# Using a harness / backpack.. questions



## Anthony8858 (Sep 18, 2011)

Hi,

I want to start using a harness on Kira. Her walks are 100% uneventful. She doesn't pull at all, walks at my side, and doesn't react to anything passing by (cats, dogs, etc)

We've recently been walking much more than usual, and on each walk, I give Kira some sort of "job". She enjoys carrying a stick or ball. She loves doing her "job".

Someone suggested I get her a harness / backpack combo, and let her carry water bottles, etc...

Can you recommend one?

Also would like your opinion on whether I should get a harness for everyday use, or switch back and forth between using a collar for everyday, and the harness for when we go for our nature walks?

This particular harness caught my attention.
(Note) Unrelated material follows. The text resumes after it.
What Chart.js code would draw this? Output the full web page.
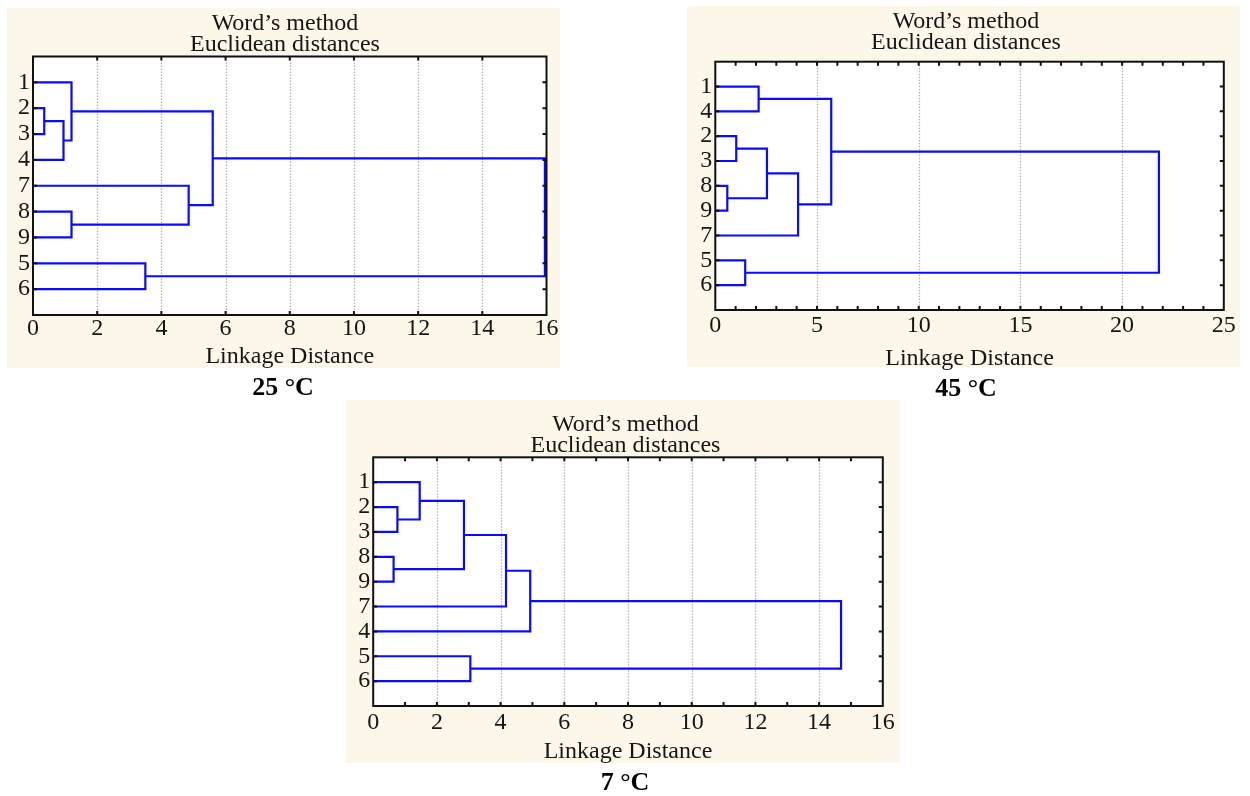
<!DOCTYPE html>
<html><head><meta charset="utf-8">
<script src="https://cdn.jsdelivr.net/npm/chart.js@4.4.0/dist/chart.umd.min.js"></script>
<style>
html,body{margin:0;padding:0;background:#fff;width:1250px;height:796px;overflow:hidden;}
.panel{position:absolute;background:#fcf7e9;}
canvas{position:absolute;}
.cap{position:absolute;z-index:5;font-family:'Liberation Serif','Times New Roman',serif;font-weight:bold;font-size:26px;color:#000;transform:translate(-50%,-50%);white-space:nowrap;line-height:1;}
</style></head><body>
<div class="panel" id="p25"></div><div class="panel" id="p45"></div><div class="panel" id="p7"></div>
<canvas id="c25"></canvas><canvas id="c45"></canvas><canvas id="c7"></canvas>
<div class="cap" style="left:283px;top:387px">25 °C</div>
<div class="cap" style="left:966px;top:388px">45 °C</div>
<div class="cap" style="left:625px;top:782px">7 °C</div>
<script>
// ---- data ----
const titleLines = ['Word\u2019s method', 'Euclidean distances'];
const axisTitle = 'Linkage Distance';

// leaves listed top to bottom; merges: [childA, childB, height], child index <9 = leaf, >=9 = earlier merge (9 + k)
const leaves25 = ['1','2','3','4','7','8','9','5','6'];
const merges25 = [[1,2,0.35],[9,3,0.95],[0,10,1.2],[5,6,1.2],[4,12,4.85],[11,13,5.6],[7,8,3.5],[14,15,15.95]];
const xTicks25 = [0,2,4,6,8,10,12,14,16];

const leaves45 = ['1','4','2','3','8','9','7','5','6'];
const merges45 = [[0,1,2.13],[2,3,1.03],[4,5,0.59],[10,11,2.54],[12,6,4.07],[9,13,5.70],[7,8,1.47],[14,15,21.81]];
const xTicks45 = [0,5,10,15,20,25];

const leaves7 = ['1','2','3','8','9','7','4','5','6'];
const merges7 = [[1,2,0.76],[0,9,1.46],[3,4,0.64],[10,11,2.85],[12,5,4.17],[13,6,4.93],[7,8,3.05],[14,15,14.69]];
const xTicks7 = [0,2,4,6,8,10,12,14,16];

// ---- layout / style ----
const FONT = "'Liberation Serif','Times New Roman',serif";
const layouts = {
  c25: {panel:[7,8,553,360], canvas:[7,8,553,372], area:{l:33,r:546.5,t:56.5,b:315}, titleC:23.5, tickC:328.5, axC:357, padL:3, minor:2},
  c45: {panel:[687,6,553,361], canvas:[687,6,553,373], area:{l:715.3,r:1227,t:61.7,b:310}, titleC:22.2, tickC:326.2, axC:358.7, padL:5, minor:1},
  c7:  {panel:[346,400,554,363], canvas:[346,400,554,375], area:{l:373.2,r:884.6,t:457.3,b:706}, titleC:424.8, tickC:723.2, axC:751.7, padL:5, minor:1}
};

const framePlugin = {
  id: 'frame',
  beforeDraw(chart) {
    const {ctx, chartArea: a} = chart;
    ctx.save(); ctx.fillStyle = '#fff';
    ctx.fillRect(a.left, a.top, a.right - a.left, a.bottom - a.top);
    ctx.restore();
  },
  beforeDatasetsDraw(chart) {
    const {ctx, chartArea: a, scales} = chart;
    const x = scales.x;
    ctx.save();
    ctx.strokeStyle = '#b4b4b4'; ctx.lineWidth = 1.3; ctx.setLineDash([1.5, 1.5]);
    ctx.beginPath();
    x.ticks.forEach(t => {
      if (t.value <= x.min || t.value >= x.max) return;
      const px = Math.round(x.getPixelForValue(t.value)) + 0.5;
      ctx.moveTo(px, a.top); ctx.lineTo(px, a.bottom);
    });
    ctx.stroke(); ctx.restore();
  },
  afterDatasetsDraw(chart, args, opts) {
    const {ctx, chartArea: a, scales} = chart;
    const x = scales.x, y = scales.y;
    ctx.save();
    ctx.strokeStyle = '#111'; ctx.lineWidth = 2;
    ctx.strokeRect(a.left, a.top, a.right - a.left, a.bottom - a.top);
    ctx.beginPath();
    const len = 4;
    for (let v = x.min + opts.step; v < x.max - 1e-9; v += opts.step) {
      const px = x.getPixelForValue(v);
      ctx.moveTo(px, a.top); ctx.lineTo(px, a.top + len);
      ctx.moveTo(px, a.bottom); ctx.lineTo(px, a.bottom - len);
    }
    y.ticks.forEach(t => {
      const py = y.getPixelForValue(t.value);
      ctx.moveTo(a.left, py); ctx.lineTo(a.left + len, py);
      ctx.moveTo(a.right, py); ctx.lineTo(a.right - len, py);
    });
    ctx.stroke(); ctx.restore();
  }
};

function buildDatasets(leaves, merges) {
  const pos = leaves.map((_, i) => ({x: 0, y: i + 1}));
  const sets = [];
  merges.forEach(([a, b, h]) => {
    const pa = pos[a], pb = pos[b];
    sets.push({
      data: [{x: pa.x, y: pa.y}, {x: h, y: pa.y}, {x: h, y: pb.y}, {x: pb.x, y: pb.y}],
      showLine: true, borderColor: '#0a0aff', borderWidth: 2.2, pointRadius: 0, tension: 0, fill: false, clip: false
    });
    pos.push({x: h, y: (pa.y + pb.y) / 2});
  });
  return sets;
}

function makeChart(id, leaves, merges, xTicks) {
  const L = layouts[id];
  const p = document.getElementById('p' + id.slice(1));
  p.style.left = L.panel[0] + 'px'; p.style.top = L.panel[1] + 'px';
  p.style.width = L.panel[2] + 'px'; p.style.height = L.panel[3] + 'px';
  const cv = document.getElementById(id);
  const [cl, ct, cw, ch] = L.canvas;
  cv.width = cw; cv.height = ch;
  cv.style.left = cl + 'px'; cv.style.top = ct + 'px';
  cv.style.width = cw + 'px'; cv.style.height = ch + 'px';
  const a = L.area;
  const yW = a.l - cl - L.padL;
  const rW = cl + cw - a.r;
  const xH = ct + ch - a.b;
  const lhT = 21, fsT = 24;
  const tPadTop = L.titleC - ct - lhT / 2;
  const tPadBot = (a.t - ct) - 2 * lhT - tPadTop;
  const fsTick = 24;
  const tickPad = L.tickC - a.b - fsTick / 2;
  const fsAx = 24;
  const axPadBot = ct + ch - fsAx / 2 - L.axC;
  const xmax = xTicks[xTicks.length - 1];

  new Chart(cv, {
    type: 'scatter',
    data: {datasets: buildDatasets(leaves, merges)},
    options: {
      responsive: false, animation: false, devicePixelRatio: 1,
      events: [],
      layout: {padding: {left: L.padL, right: 0, top: 0, bottom: 0}},
      plugins: {
        legend: {display: false}, tooltip: {enabled: false},
        title: {display: true, text: titleLines, color: '#151515',
          font: {family: FONT, size: fsT, weight: 'normal', lineHeight: lhT / fsT},
          padding: {top: tPadTop, bottom: tPadBot}},
        frame: {step: L.minor}
      },
      scales: {
        x: {
          type: 'linear', position: 'bottom', min: xTicks[0], max: xmax,
          afterBuildTicks: s => { s.ticks = xTicks.map(v => ({value: v})); },
          afterFit: s => { s.height = xH; },
          grid: {display: false, drawTicks: false},
          border: {display: false},
          ticks: {color: '#151515', padding: tickPad, maxRotation: 0, autoSkip: false,
            font: {family: FONT, size: fsTick, lineHeight: 1},
            callback: v => String(v)},
          title: {display: true, text: axisTitle, color: '#151515',
            font: {family: FONT, size: fsAx, lineHeight: 1}, padding: {top: 0, bottom: axPadBot}}
        },
        y: {
          type: 'linear', position: 'left', min: 0, max: leaves.length + 1, reverse: true,
          afterBuildTicks: s => { s.ticks = leaves.map((_, i) => ({value: i + 1})); },
          afterFit: s => { s.width = yW; },
          grid: {display: false, drawTicks: false},
          border: {display: false},
          ticks: {color: '#151515', padding: 3, autoSkip: false,
            font: {family: FONT, size: 24, lineHeight: 1},
            callback: v => leaves[Math.round(v) - 1] || ''}
        },
        yR: {
          type: 'linear', position: 'right', display: true,
          afterFit: s => { s.width = rW; },
          grid: {display: false, drawTicks: false}, border: {display: false},
          ticks: {display: false}
        }
      }
    },
    plugins: [framePlugin]
  });
}

makeChart('c25', leaves25, merges25, xTicks25);
makeChart('c45', leaves45, merges45, xTicks45);
makeChart('c7', leaves7, merges7, xTicks7);
</script>
</body></html>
It's not a backpack, but it seems to be a versatile harness. I would consider using this for our everyday walks.

http://www.dtdogcollars.com/product-p/dthunv.htm


----------



## Rbeckett (Jun 19, 2013)

I have been watching thi backpack combo on Amazon for a bit now. Heres a link : 



 
They offer them in different sizes for different capacity pack that the dog carries. A 60 Lb dog set will carry a 400 CC container in each side which is just about 2 Lbs plus the harness and container. Hope this helps.

Wheelchair Bob


----------



## lmuns349 (Mar 22, 2012)

Duke has the Ruffwear Approach Pack. http://www.ruffwear.com/Approach-Pack-Dog-Pack

It's a very nice pack, although I wish I would have spent the extra money on the Palisades. The pack can be pretty bulky even when it only has a water bottle in each side. The cinching feature on the palisades would have been nice. However, Duke does really well with it, and I feel better knowing he has a job that might wear him out a little faster! 
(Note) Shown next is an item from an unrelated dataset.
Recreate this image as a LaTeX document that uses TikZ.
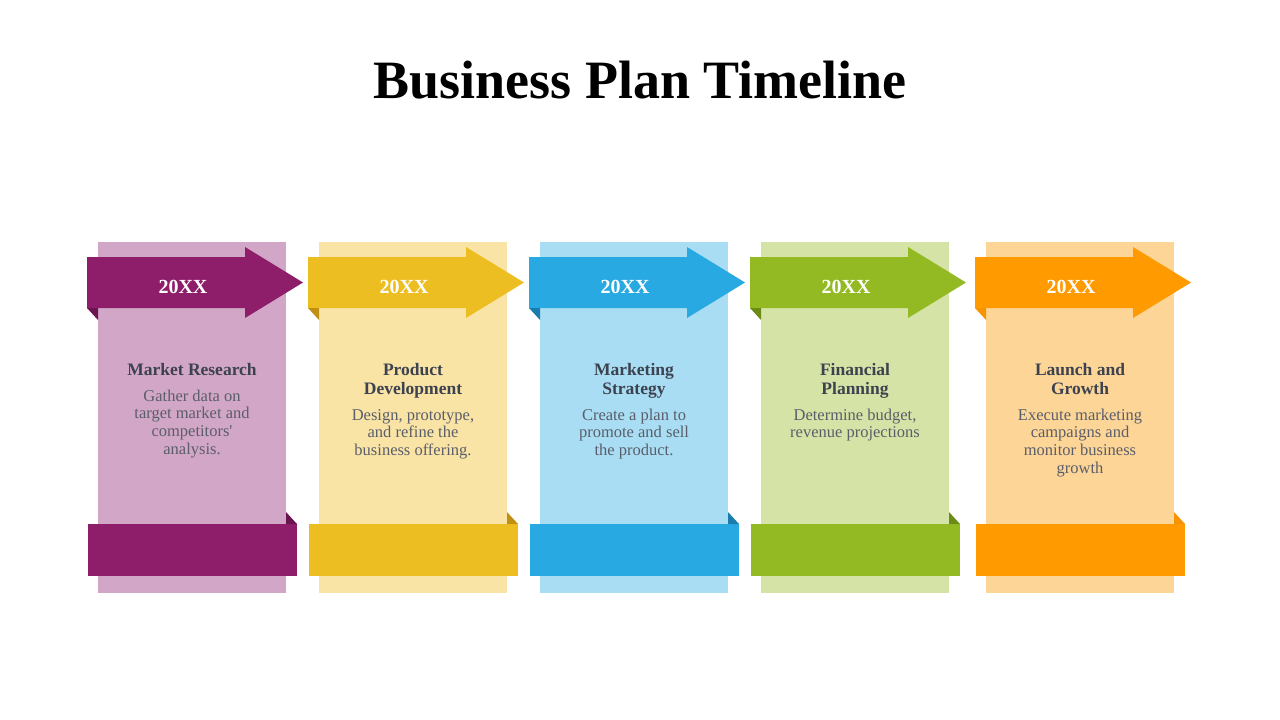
\documentclass[tikz,border=0pt]{standalone}
\usepackage{fontspec}
\setmainfont{Liberation Serif}
\definecolor{txt}{HTML}{3D4250}
\definecolor{dA}{HTML}{8E1E6A}\definecolor{lA}{HTML}{D2A6C6}\definecolor{fA}{HTML}{6A1450}
\definecolor{dB}{HTML}{EDBE22}\definecolor{lB}{HTML}{F9E4A6}\definecolor{fB}{HTML}{BF9012}
\definecolor{dC}{HTML}{29A9E1}\definecolor{lC}{HTML}{A9DDF3}\definecolor{fC}{HTML}{1B7DAE}
\definecolor{dD}{HTML}{93BA22}\definecolor{lD}{HTML}{D5E4A6}\definecolor{fD}{HTML}{6C8B16}
\definecolor{dE}{HTML}{FF9A00}\definecolor{lE}{HTML}{FDD597}\definecolor{fE}{HTML}{F59300}
\tikzset{
  yearlbl/.style={text=white,font=\fontsize{20}{22}\selectfont\bfseries,inner sep=0pt},
  headlbl/.style={text=txt,font=\fontsize{17.5}{19}\selectfont\bfseries,align=center,inner sep=0pt,anchor=base},
  bodylbl/.style={text=txt!85,font=\fontsize{16.5}{17.7}\selectfont,align=center,inner sep=0pt,anchor=base},
}
\begin{document}
\begin{tikzpicture}[x=1pt,y=-1pt]
\useasboundingbox (0,0) rectangle (1280,720);
\fill[white] (0,0) rectangle (1280,720);
\node[font=\fontsize{54}{60}\selectfont\bfseries,inner sep=0pt,anchor=base] (title) at (640,98) {Business Plan Timeline};
\foreach \bx/\c/\id/\hy/\by/\head/\body in {
  98/A/one/375/454.1/{Market Research}/{Gather data on\\target market and\\competitors\textquotesingle\\analysis.},
  319/B/two/394/455.4/{Product\\Development}/{Design, prototype,\\and refine the\\business offering.},
  540/C/three/394/455.4/{Marketing\\Strategy}/{Create a plan to\\promote and sell\\the product.},
  761/D/four/394/437.7/{Financial\\Planning}/{Determine budget,\\revenue projections},
  986/E/five/394/473.1/{Launch and\\Growth}/{Execute marketing\\campaigns and\\monitor business\\growth}}{
  \fill[l\c] (\bx,242) rectangle (\bx+188,593);
  \fill[d\c] (\bx-11,257) -- (\bx+147,257) -- (\bx+147,247) -- (\bx+205,282.5) -- (\bx+147,318) -- (\bx+147,308) -- (\bx-11,308) -- cycle;
  \fill[f\c] (\bx-11,308) -- (\bx,308) -- (\bx,320) -- cycle;
  \fill[d\c] (\bx-10,524) rectangle (\bx+199,576);
  \fill[f\c] (\bx+188,512) -- (\bx+199,524) -- (\bx+188,524) -- cycle;
  \node[yearlbl] (year-\id) at (\bx+85,287) {20XX};
  \node[headlbl] (head-\id) at (\bx+94,\hy) {\head};
  \node[bodylbl] (body-\id) at (\bx+94,\by) {\body};
}
\end{tikzpicture}
\end{document}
Here are some pictures of him wearing it:
















Sent from Petguide.com Free App


----------



## Lucy Dog (Aug 10, 2008)

Ruffwear is the best. They really make quality stuff.


----------



## RocketDog (Sep 25, 2011)

Rocket's pack is a Ruffwear. It's the one in between the Approach and the Palisades. I am thinking of upgrading to the Palisades because I think you can take the bags off each side, which would make it easier for river/stream crossings for us.


----------



## GSDLearner (Aug 3, 2013)

I tried the Top Paw backpacks sold at PetSmart, but they (large and medium) didn't fit well. They kept sliding down so the weight was on his spine. I got an REI Classic for about 10 dollars more -- more padding, more ventilation, better fit.


----------



## David Winners (Apr 30, 2012)

I use this harness by Elite K9:
 http://www.elitek9.com/SSD-Modular-Patrol-Harness-Coyote-Brown/productinfo/MH017/

With these pouches:
http://www.elitek9.com/Molle-Pouch-for-Tactical-Harness/productinfo/MH021/

The harness probably has close to 1000 miles on it, and still looks and operates great.

David Winners


----------



## NancyJ (Jun 15, 2003)

When it comes to comfort and adjust ability, I have a Ruffwear harness and the Elite K9 patrol harness. 
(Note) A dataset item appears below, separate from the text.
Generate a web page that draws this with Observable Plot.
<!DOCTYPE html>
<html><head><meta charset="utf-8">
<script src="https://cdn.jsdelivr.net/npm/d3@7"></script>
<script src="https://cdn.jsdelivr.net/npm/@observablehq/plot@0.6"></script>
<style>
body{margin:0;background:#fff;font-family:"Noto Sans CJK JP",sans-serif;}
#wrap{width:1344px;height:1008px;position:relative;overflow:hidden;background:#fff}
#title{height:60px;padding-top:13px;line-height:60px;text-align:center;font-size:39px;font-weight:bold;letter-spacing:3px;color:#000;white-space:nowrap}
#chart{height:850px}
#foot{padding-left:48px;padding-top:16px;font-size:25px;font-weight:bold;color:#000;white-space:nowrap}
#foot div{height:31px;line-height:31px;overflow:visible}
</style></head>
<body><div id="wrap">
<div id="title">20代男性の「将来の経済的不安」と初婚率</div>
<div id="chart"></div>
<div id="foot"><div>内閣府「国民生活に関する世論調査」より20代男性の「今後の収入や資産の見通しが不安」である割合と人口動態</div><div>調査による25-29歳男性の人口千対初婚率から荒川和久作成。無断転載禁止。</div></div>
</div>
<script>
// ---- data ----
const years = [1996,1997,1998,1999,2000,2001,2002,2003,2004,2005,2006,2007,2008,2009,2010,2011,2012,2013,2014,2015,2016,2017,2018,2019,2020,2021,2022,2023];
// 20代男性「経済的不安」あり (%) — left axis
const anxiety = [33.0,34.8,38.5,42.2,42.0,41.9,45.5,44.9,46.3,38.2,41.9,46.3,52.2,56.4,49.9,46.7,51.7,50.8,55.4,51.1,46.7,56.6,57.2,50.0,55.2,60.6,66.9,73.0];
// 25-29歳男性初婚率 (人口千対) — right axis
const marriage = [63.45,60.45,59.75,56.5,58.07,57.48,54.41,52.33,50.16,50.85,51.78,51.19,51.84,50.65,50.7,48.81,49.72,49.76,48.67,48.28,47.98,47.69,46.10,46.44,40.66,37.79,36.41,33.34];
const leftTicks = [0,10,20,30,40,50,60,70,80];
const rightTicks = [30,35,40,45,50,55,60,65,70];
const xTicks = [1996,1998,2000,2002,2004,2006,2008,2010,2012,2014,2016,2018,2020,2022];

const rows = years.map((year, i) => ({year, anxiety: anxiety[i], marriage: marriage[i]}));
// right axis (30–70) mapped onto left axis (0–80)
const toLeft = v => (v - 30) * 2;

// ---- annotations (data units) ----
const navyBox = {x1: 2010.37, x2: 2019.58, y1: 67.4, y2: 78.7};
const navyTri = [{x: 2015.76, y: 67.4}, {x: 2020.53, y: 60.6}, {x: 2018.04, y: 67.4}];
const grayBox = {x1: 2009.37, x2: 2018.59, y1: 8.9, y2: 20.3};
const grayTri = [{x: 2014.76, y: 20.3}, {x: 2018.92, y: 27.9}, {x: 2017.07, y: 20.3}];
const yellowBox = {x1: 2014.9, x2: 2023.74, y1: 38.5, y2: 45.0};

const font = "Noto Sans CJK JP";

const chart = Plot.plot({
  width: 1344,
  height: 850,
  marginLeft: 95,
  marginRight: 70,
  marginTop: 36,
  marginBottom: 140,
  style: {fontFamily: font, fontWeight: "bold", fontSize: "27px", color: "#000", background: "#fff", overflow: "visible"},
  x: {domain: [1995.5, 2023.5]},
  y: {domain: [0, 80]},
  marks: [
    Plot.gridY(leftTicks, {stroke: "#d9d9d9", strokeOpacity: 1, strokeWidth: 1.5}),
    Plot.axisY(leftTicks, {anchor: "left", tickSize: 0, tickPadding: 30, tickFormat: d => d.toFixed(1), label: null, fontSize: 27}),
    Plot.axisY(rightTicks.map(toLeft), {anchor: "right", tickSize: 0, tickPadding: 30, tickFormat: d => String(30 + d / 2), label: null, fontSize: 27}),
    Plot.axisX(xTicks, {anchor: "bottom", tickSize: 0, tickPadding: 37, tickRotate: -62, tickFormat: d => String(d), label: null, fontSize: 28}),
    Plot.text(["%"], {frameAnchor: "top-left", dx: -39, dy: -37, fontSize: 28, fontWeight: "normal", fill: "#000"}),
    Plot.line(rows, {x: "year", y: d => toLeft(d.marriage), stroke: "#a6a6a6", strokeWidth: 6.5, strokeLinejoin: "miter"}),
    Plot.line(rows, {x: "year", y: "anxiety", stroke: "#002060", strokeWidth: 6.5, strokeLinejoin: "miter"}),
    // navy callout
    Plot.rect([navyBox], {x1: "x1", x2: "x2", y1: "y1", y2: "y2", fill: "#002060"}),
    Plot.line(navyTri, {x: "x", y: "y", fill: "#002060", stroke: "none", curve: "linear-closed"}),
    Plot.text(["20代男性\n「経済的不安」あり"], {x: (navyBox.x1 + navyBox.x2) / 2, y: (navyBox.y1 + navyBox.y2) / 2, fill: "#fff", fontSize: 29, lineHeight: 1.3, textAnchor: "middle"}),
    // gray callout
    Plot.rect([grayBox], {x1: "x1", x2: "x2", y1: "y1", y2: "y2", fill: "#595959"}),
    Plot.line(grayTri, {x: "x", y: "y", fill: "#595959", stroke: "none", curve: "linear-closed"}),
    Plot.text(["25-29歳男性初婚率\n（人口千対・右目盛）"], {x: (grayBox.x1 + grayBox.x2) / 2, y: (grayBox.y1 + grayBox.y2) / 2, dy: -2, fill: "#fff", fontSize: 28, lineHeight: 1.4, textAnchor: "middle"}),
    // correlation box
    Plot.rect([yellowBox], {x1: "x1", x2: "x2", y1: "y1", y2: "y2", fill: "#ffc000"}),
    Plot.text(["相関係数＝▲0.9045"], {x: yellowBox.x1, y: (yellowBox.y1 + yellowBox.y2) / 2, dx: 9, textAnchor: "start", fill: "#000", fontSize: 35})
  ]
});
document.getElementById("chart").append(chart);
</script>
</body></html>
For ease of putting on and off the patrol harness can't be beat. For comfort and non restrictive use I like the Ruffwear a lot and it is now my go to for searches. Several folks on the team use them. None of us put packs on our dogs, though.


----------



## David Winners (Apr 30, 2012)

I never use packs for working, just for exercise. 

David Winners


----------



## Cheerful1 (Sep 27, 2011)

Do the backpacks or harnesses hurt their spine at all?


----------



## Anthony8858 (Sep 18, 2011)

Last night, I met with a member of this forum. For starters, he had an extra one of these: http://www.softouchconcepts.com/index.php/product-53/sense-ation-harness
[ 
I took the opportunity to see how Kira would react to wearing a harness. 

The other forum member has a beautiful, very calm GSD, and we had a nice walk together.
Kira did great...

I ended up keeping this harness , and will now pursue one of the above mentioned backpacks.


Sent from Petguide.com Free App


----------



## David Winners (Apr 30, 2012)

Cheerful1 said:


> Do the backpacks or harnesses hurt their spine at all?


My dogs all get super excited when the harness comes out. I can't imagine it hurts them at all. 

David Winners


----------



## Chicagocanine (Aug 7, 2008)

Cheerful1 said:


> Do the backpacks or harnesses hurt their spine at all?


If properly sized and fitted, no. However a backpack can possibly hurt the spine if it is not fitted properly or if you get a size that is too large. 
A lot of photos I've seen online show dog packs sitting way back over the spine, when it should be sitting further forward so that the weight is positioned over the dog's shoulders. Here's an example. Also some types of packs are made really long for some reason, so the pack ends up extending all the way down the dog's back meaning the weight would be on the spine no matter how you adjust it.


----------